Я смотрю на девочку через плечо. Нижняя губа ее дрожит, но глаза сухие.

Я хочу еще о многом спросить ее, но санитар меня не пускает.

Здесь для меня все кончено. Я надеялась найти нужные мне доказательства. И вместо этого нашла девочку, чьи родители говорили ей, что она особенная — особенная, потому что она их единственное дитя? Или потому что они вживили в нее микросхему со взрывчаткой и таймером?

Или и то и другое?

9:15. СЕТЕВОЕ СООБЩЕНИЕ МАРТЫ ТРУМАНТЕ.

СМЕРТНИКИ. ЧАСТЬ 5

Теракты в Париже стали первыми и последними, когда несколько детей взорвались в одном и том же месте и в один день. С тех пор взрывы происходили в любое время, в разных точках, разбросанных по всему земному шару, и они поражали тысячи мишеней, некоторые из них были крупными, как Эйфелева башня, другие обманчиво маленькими, приютившимися в трущобах.

Эти взрывы придали убедительности слухам, будто дети и их родители — всего лишь невинные жертвы фанатиков, обманом внедрившихся в медицинские учреждения, и бомбисты на самом деле не совершают актов суицида. Как будто доктора и сестры подкладывают эти микросхемы со взрывчаткой при процедуре вживления обычных чипов — например, чипа идентификации ребенка или стандартного чипа оповещения родителей, встраиваемого каждому новорожденному младенцу. А эта процедура узаконена более чем в ста двадцати странах.
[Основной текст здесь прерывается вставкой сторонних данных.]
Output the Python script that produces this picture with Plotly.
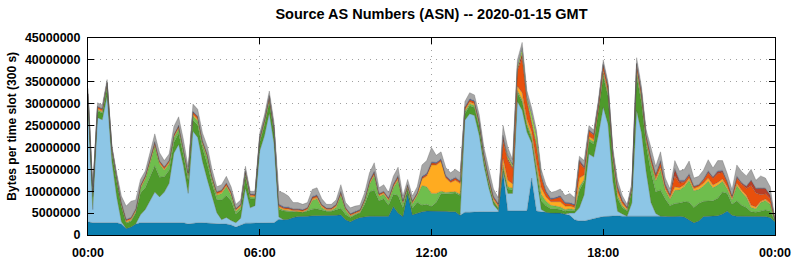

Но в больницах утверждают, что их персонал тщательно отбирается и проверяется, каждый чип тестируется, каждая микросхема имеет свой идентификационный номер и устроена так, что ее перемещение в пространстве можно отследить.

Ни один из чипов, обнаруженных при множестве взрывов после тех памятных событий в Париже, не имел этих идентификационных номеров. Однако слухи не утихают. Намного проще обвинять во всех бедах безымянных и безликих мерзавцев, прячущихся в системе медицинского обслуживания, чем родителей, которые сознательно заплатили кому-то, чтобы в организм их ребенка была помещена бомба. Бомба, которая спокойно ждет своего часа, пока отец и мать кормят, одевают и растят этого ребенка.

Привязываются к нему.

Обращаются с ней, как с обычной девочкой.

Говорят, что любят ее.

Один из солдат вызывается довезти тебя до Зеленой зоны. Ты откидываешь голову на спинку сиденья его современного кондиционированного монстра, с урчанием пожирающего водородное топливо, и закрываешь глаза.
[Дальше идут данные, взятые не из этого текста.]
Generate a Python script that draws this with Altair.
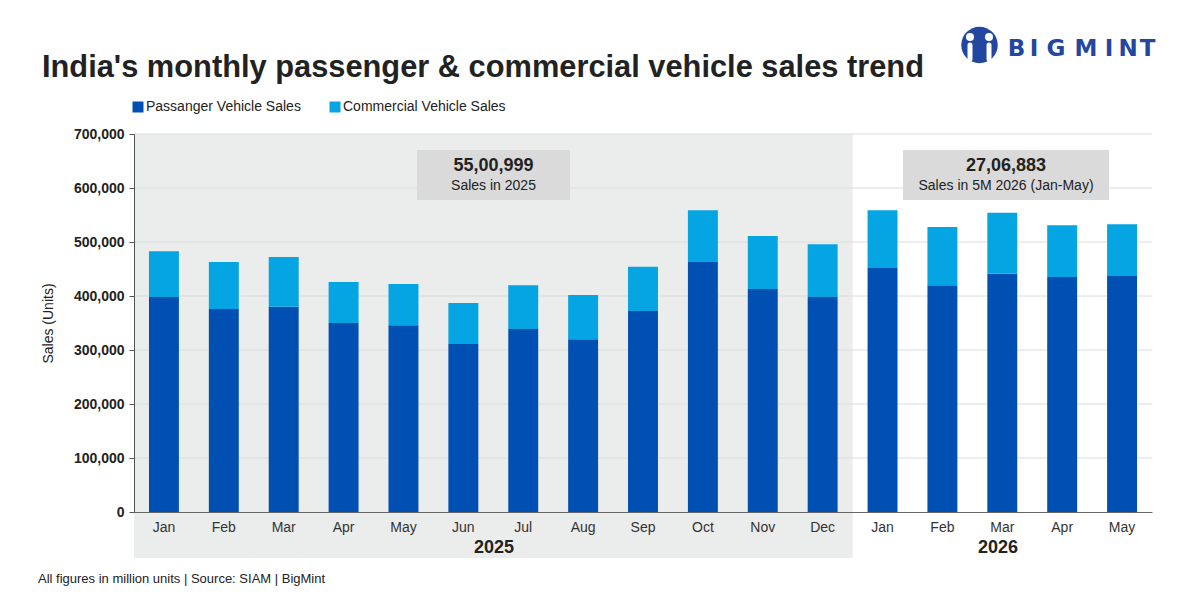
import altair as alt
import pandas as pd

# ---- data ----
months = ["Jan", "Feb", "Mar", "Apr", "May", "Jun", "Jul", "Aug", "Sep", "Oct", "Nov", "Dec",
          "Jan", "Feb", "Mar", "Apr", "May"]
years = ["2025"] * 12 + ["2026"] * 5
pv_sales = [398000, 376000, 380000, 350000, 346000, 311000, 339000, 320000, 372000,
            463000, 413000, 398000, 452000, 420000, 441000, 435000, 437000]
cv_sales = [85000, 87000, 92000, 76000, 76000, 76000, 81000, 82000, 82000,
            96000, 98000, 98000, 107000, 108000, 113000, 96000, 96000]
series = ["Passanger Vehicle Sales", "Commercial Vehicle Sales"]
series_colors = ["#0050b4", "#05a5e3"]
y_ticks = [0, 100000, 200000, 300000, 400000, 500000, 600000, 700000]
year_labels = ["2025", "2026"]
year_totals = ["55,00,999", "27,06,883"]
year_notes = ["Sales in 2025", "Sales in 5M 2026 (Jan-May)"]
title_text = "India's monthly passenger & commercial vehicle sales trend"
footer_text = "All figures in million units | Source: SIAM | BigMint"
logo_text = "BIGMINT"

FONT = "Liberation Sans"
W, H = 1018, 378

keys = [f"{m} {y}" for m, y in zip(months, years)]
rows = []
for k, p, c in zip(keys, pv_sales, cv_sales):
    rows.append({"key": k, "series": series[0], "value": p, "ord": 0})
    rows.append({"key": k, "series": series[1], "value": c, "ord": 1})
df = pd.DataFrame(rows)
grid_df = pd.DataFrame({"v": y_ticks[1:]})
one = pd.DataFrame({"a": [0]})

x_enc = alt.X("key:N", sort=keys, title=None,
              scale=alt.Scale(paddingInner=0.5, paddingOuter=0.25),
              axis=alt.Axis(labelExpr="split(datum.label, ' ')[0]", labelAngle=0,
                            labelFontSize=14, labelColor="#333333", labelFont=FONT,
                            labelPadding=8, ticks=False, domainColor="#666666",
                            domainWidth=1.2, zindex=1))
y_scale = alt.Scale(domain=[0, 700000], nice=False)
y_axis = alt.Axis(values=y_ticks, grid=False,
                  labelExpr="datum.value == 0 ? '0' : format(datum.value / 1000, 'd') + ',000'",
                  labelFontSize=14, labelFontWeight="bold", labelColor="#222222",
                  labelFont=FONT, labelPadding=5, tickSize=5,
                  tickColor="#555555", domainColor="#555555",
                  titleFontSize=14, titleFontWeight="normal", titleColor="#222222",
                  titleFont=FONT, titleX=-86, titleY=H / 2,
                  titleBaseline="middle", zindex=1)
Y_TITLE = "Sales (Units)"

background = alt.Chart(one).mark_rect(color="#ebecec").encode(
    x=alt.value(0), x2=alt.value(W * 12 / 17), y=alt.value(0), y2=alt.value(424))

grid = alt.Chart(grid_df).mark_rule(color="#dcdcdc", strokeWidth=1).encode(
    y=alt.Y("v:Q", scale=y_scale, axis=y_axis, title=Y_TITLE))

bars = alt.Chart(df).mark_bar().encode(
    x=x_enc,
    y=alt.Y("value:Q", stack="zero", scale=y_scale, axis=y_axis, title=Y_TITLE),
    color=alt.Color("series:N", scale=alt.Scale(domain=series, range=series_colors),
                    sort=series,
                    legend=alt.Legend(title=None, orient="none", legendX=-3, legendY=-34,
                                      direction="horizontal", symbolType="square",
                                      symbolSize=121, symbolStrokeWidth=0,
                                      labelFontSize=14, labelColor="#222222",
                                      labelFont=FONT, labelLimit=400,
                                      columnPadding=27, labelOffset=1)),
    order=alt.Order("ord:Q", sort="ascending"),
)

def txt(text, x, y, size, weight="normal", align="center", color="#222222", font=FONT):
    return alt.Chart(one).mark_text(text=text, fontSize=size, fontWeight=weight,
                                    align=align, baseline="middle", color=color,
                                    font=font).encode(
        x=alt.value(x), y=alt.value(y))

boxes = [
    alt.Chart(one).mark_rect(color="#d9dad9").encode(
        x=alt.value(283), x2=alt.value(436), y=alt.value(16), y2=alt.value(66)),
    alt.Chart(one).mark_rect(color="#d9dad9").encode(
        x=alt.value(769), x2=alt.value(975), y=alt.value(16), y2=alt.value(66)),
]
texts = [
    txt(year_totals[0], 359.5, 31.5, 18, "bold"),
    txt(year_notes[0], 359.5, 51.5, 14),
    txt(year_totals[1], 872, 31.5, 18, "bold"),
    txt(year_notes[1], 872, 51.5, 14),
    txt(year_labels[0], 360, 414, 18, "bold"),
    txt(year_labels[1], 864, 414, 18, "bold"),
    txt(title_text, -92, -66, 30.8, "bold", align="left"),
    txt(footer_text, -96, 445, 13, align="left"),
]

# logo word, letter by letter (spaced)
letter_x = [882.5, 900, 922, 952, 975, 994, 1013.5]
for ch, lx in zip(logo_text, letter_x):
    texts.append(txt(ch, lx, -85, 23, "bold", color="#2346a0", font="DejaVu Sans"))

logo = [
    alt.Chart(one).mark_point(filled=True, shape="circle", size=1330, color="#2346a0",
                              opacity=1).encode(x=alt.value(845.5), y=alt.value(-89)),
    alt.Chart(one).mark_rule(color="white", strokeWidth=5, strokeCap="round").encode(
        x=alt.value(836), y=alt.value(-89), y2=alt.value(-75)),
    alt.Chart(one).mark_rule(color="white", strokeWidth=5, strokeCap="round").encode(
        x=alt.value(855), y=alt.value(-89), y2=alt.value(-75)),
    alt.Chart(one).mark_point(filled=True, shape="circle", size=64, color="white",
                              opacity=1).encode(x=alt.value(836), y=alt.value(-97)),
    alt.Chart(one).mark_point(filled=True, shape="circle", size=64, color="white",
                              opacity=1).encode(x=alt.value(855), y=alt.value(-97)),
]

chart = alt.layer(background, grid, bars, *boxes, *texts, *logo).properties(
    width=W, height=H,
    autosize=alt.AutoSizeParams(type="none"),
    padding={"left": 126, "top": 126, "right": 40, "bottom": 80},
    background="white",
).configure_view(stroke=None)

chart.save("out.html", embed_options={"renderer": "svg", "actions": False})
Эта маленькая девочка потрясла тебя. Несколько историй, несколько интервью уже оказывали такое действие и прежде, и тут суть в том, чтобы придерживаться профессиональных правил: помнить лишь то, что ты можешь доказать.

Но где-то на грани сна и яви ты ловишь себя на мысли, что в последнее время ты живешь как бы тремя очень разными жизнями. Первая — это твой каждодневный опыт, так отличающийся от жизни большинства людей. Многие ли из них мотаются из одной зоны конфликта в другую, от одной горячей точки — к следующей, гоняясь за кризисными ситуациями, в то время как все прочие люди бегут от них? Этот образ жизни стал твоей второй натурой. Но ты думаешь об этом только иногда, вот как сейчас, проваливаясь в сон.

Еще ты живешь среди своих статей, своих «живых» репортажей и блогов. Люди, которые видят (слышат, читают) их, верят, что знают тебя настоящую. Они верят, что входят вместе с тобой в долину смертной тени и что они, как и ты, спасутся от некоего зла.

На самом деле, однако, ты живешь среди своих мыслей, среди вещей, о которых ты боишься написать, боишься снять репортаж и просто боишься принять близко к сердцу. И когда ты полагаешь, что в твоей жизни нет места страху, ты лжешь. Но когда ты говоришь, что не чувствуешь страха, — ты говоришь правду.

Ты уже долгое, долгое время не чувствуешь вообще ничего.

Вот самое важное, что они не сказали тебе, когда нанимали на эту работу. А не то, что тебя могут убить или, возможно, ты даже захочешь, чтобы тебя убили.

Оказывается, ты можешь смотреть на маленькую девочку, потерявшую все: здоровье, семью и веру, что кто-то когда-нибудь полюбит ее, — и думать, что она не оправдывает тех слухов, которые о ней распространяются. Она — не тот случай, что обезопасит тебя, не та новость, что сделает тебя еще более знаменитой.

Эта девочка даже не заслуживает упоминания в твоей большой статье о смертниках, потому что ее существование ничего не изменит. Она для тебя — еще один факт в длинном перечне бесполезных фактов.

Она не ребенок. Во всяком случае, не больше, чем ты женщина.

Она — оружие, а ты — репортер. И это все, кем ты когда-либо была.